*** SOURCE EXCERPT ***

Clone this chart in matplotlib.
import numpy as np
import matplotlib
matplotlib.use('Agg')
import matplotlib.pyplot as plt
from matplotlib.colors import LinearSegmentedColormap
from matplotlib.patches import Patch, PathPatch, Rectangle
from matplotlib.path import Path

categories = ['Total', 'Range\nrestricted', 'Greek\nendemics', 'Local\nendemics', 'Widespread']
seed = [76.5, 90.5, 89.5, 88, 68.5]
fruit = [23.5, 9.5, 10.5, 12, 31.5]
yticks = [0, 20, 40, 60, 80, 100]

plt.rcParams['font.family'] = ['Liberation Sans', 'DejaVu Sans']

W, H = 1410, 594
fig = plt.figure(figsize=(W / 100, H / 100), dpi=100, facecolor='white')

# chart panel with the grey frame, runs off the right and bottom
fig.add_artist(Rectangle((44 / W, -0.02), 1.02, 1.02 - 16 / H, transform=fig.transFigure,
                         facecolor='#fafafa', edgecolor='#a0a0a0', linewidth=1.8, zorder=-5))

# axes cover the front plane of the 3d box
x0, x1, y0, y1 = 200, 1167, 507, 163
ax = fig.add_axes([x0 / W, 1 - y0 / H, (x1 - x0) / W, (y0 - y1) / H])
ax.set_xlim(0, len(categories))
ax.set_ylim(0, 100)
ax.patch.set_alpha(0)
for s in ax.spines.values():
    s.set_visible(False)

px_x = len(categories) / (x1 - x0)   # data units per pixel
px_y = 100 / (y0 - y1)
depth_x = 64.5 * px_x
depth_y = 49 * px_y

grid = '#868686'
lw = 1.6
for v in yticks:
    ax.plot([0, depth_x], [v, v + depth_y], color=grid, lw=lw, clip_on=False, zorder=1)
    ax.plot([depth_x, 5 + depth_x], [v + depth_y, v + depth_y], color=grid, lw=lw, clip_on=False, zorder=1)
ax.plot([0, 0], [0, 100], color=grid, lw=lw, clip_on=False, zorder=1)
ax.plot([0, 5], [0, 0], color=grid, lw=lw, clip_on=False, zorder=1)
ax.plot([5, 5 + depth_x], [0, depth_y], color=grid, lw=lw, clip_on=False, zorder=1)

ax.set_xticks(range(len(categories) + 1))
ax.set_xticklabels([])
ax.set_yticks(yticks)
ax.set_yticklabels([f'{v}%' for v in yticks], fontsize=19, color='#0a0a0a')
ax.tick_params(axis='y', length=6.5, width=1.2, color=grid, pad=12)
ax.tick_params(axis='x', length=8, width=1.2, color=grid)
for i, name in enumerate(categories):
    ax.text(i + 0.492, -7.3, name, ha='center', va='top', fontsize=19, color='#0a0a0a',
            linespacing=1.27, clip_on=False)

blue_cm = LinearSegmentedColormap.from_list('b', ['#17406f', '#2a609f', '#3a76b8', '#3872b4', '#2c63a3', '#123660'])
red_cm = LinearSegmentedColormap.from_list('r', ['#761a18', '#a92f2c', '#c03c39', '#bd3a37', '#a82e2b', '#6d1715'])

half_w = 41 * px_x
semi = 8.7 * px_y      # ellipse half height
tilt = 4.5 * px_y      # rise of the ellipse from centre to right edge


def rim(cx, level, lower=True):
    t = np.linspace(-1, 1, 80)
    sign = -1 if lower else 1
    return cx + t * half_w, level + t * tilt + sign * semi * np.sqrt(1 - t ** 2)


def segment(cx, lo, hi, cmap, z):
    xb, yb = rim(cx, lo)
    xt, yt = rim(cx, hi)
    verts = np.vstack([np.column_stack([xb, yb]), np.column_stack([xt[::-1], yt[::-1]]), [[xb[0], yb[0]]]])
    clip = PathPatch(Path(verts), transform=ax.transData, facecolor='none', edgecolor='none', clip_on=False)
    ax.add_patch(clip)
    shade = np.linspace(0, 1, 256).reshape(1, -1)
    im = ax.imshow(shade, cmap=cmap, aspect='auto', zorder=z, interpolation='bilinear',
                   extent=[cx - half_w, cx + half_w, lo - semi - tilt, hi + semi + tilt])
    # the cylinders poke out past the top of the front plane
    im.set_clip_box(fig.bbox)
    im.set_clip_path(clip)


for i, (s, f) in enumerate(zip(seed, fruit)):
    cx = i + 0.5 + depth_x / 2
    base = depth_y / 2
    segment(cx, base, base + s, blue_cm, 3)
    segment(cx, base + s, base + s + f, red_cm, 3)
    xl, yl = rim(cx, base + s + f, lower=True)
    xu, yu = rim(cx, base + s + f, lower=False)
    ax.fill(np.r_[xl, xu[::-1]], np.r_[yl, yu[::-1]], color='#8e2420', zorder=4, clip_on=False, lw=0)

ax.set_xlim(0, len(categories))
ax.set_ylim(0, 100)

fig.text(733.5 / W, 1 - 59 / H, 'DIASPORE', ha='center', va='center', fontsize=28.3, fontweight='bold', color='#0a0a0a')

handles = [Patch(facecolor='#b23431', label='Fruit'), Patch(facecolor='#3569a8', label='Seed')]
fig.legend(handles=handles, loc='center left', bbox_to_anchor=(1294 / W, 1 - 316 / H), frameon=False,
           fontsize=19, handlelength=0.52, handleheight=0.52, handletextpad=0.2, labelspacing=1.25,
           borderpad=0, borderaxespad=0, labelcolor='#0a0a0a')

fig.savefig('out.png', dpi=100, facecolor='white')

***

From the data above, copy out every line with the string "matplotlib" in it.

__TASK RESPONSE__:
Clone this chart in matplotlib.
import matplotlib
matplotlib.use('Agg')
import matplotlib.pyplot as plt
from matplotlib.colors import LinearSegmentedColormap
from matplotlib.patches import Patch, PathPatch, Rectangle
from matplotlib.path import Path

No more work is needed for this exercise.